La transposición de las directivas del Derecho de la Unión Europea logra progresivamente el objetivo de armonización del Derecho de los países miembros, no obstante, dentro de las múltiples complejidades de la materia se encuentra el hecho de que internet ha facilitado un mundo global, pero las normas que nos conducen difieren, y en cuanto dejamos de mirar nuestro ombligo descubrimos que los países sujetos al derecho de La Unión no alcanzan el 6% de la población mundial. Así, la tradición jurídica de nuestras sentencias nada tiene que ver con otras concepciones, ejemplo de ello siempre será la sentencia “New York Times Co. V Sullivan”, 376 US (1964) de la Corte Suprema de los Estados Unidos, que hizo efectiva la protección de la libertad de expresión de la Primera Enmienda de la Constitución de los Estados Unidos, exigiendo a las demandas por difamación contra funcionarios públicos a la existencia de “malicia real”. La decisión, en definitiva, protegió la divulgación libre de noticias en las campañas de derechos civiles en los estados del Sur de los Estados Unidos. Se trata de una sentencia trascendente en la protección de la libertad de expresión como pilar de las libertades en el país americano. Resulta igualmente relevante el rechazo de la Corte Suprema de los Estados Unidos, en 1997 a la “Communications Decency Act” (Ley de decencia en las comunicaciones) el Tribunal Supremo norteamericano considera internet como un nuevo medio que democratiza la información y entiende que ese aspecto revolucionario de Internet debe ser amparado, protegido y estimulado.

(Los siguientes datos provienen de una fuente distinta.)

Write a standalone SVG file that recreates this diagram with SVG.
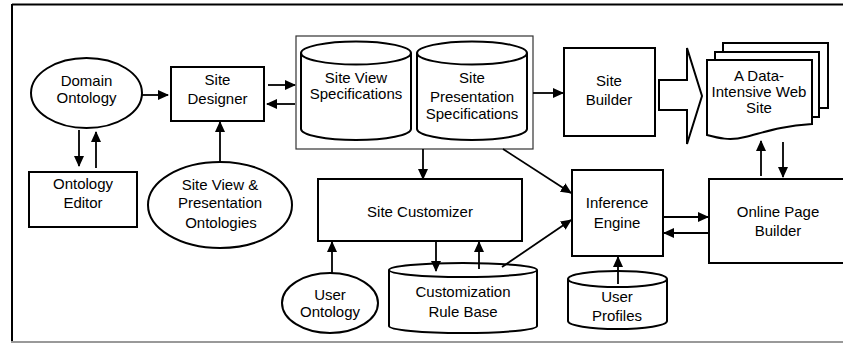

El tema es actualidad estos días, en nuestro entorno más próximo, tras la publicación de la sentencia de la Juez de Olivenza, de 19 de enero de 2022, y de la que se han hecho eco diversos diarios de tirada nacional resaltando, con mayor o menor acierto, lo que de la sentencia les ha parecido relevante. Los hechos sobre los que en último término resuelve, sucedidos en 1984, no vienen al caso ni es interés de quien escribe abundar sobre la vida de quien, contrario al deseo humano universal de eternidad, no quiere ser recordado, pues viene a reclamar, ante el Juzgado de Olivenza, entre otros, su derecho al olvido. Pero sí diremos que se trata de la publicación de hechos propios de la crónica de sucesos, ciertos, que en su momento tuvieron indiscutidamente interés general por tratarse de delitos graves y que son descritos sin el uso de injurias o vejaciones. Con una sólida fundamentación la juez concluye que el paso del tiempo, 37 años, hace que los hechos carezcan de relevancia actual suficiente como para que su divulgación nuevamente, después de casi cuarenta años, se encuentre amparada por el derecho a la información y la libertad de prensa, atentando con ello el honor y la intimidad del demandante, protagonista de la crónica histórica en cuestión. Entre sus fundamentos, trae la sentencia, el criterio del Tribunal Europeo de Derechos Humanos que indica, como guía de ponderación, la contribución que la información publicada debe aportar a un debate de interés general, sin que la satisfacción de la curiosidad de una parte del público pueda considerarse contribución a estos efectos.
¿Qué es un suceso de interés? En la escuela de periodismo dirán que aquél que interesa, pero… ¿hasta dónde llega el derecho a satisfacer la curiosidad? ¿Cuál es el límite del legítimo interés en conservar y transmitir los hechos que son relevantes y conforman la historia de un pueblo? ¿Hasta dónde llega el derecho a la intimidad? ¿La vida digital es también vida real? ¿El concepto “reputación” está obsoleto? ¿La comunidad no tiene derecho a conservar la memoria de lo sucedido?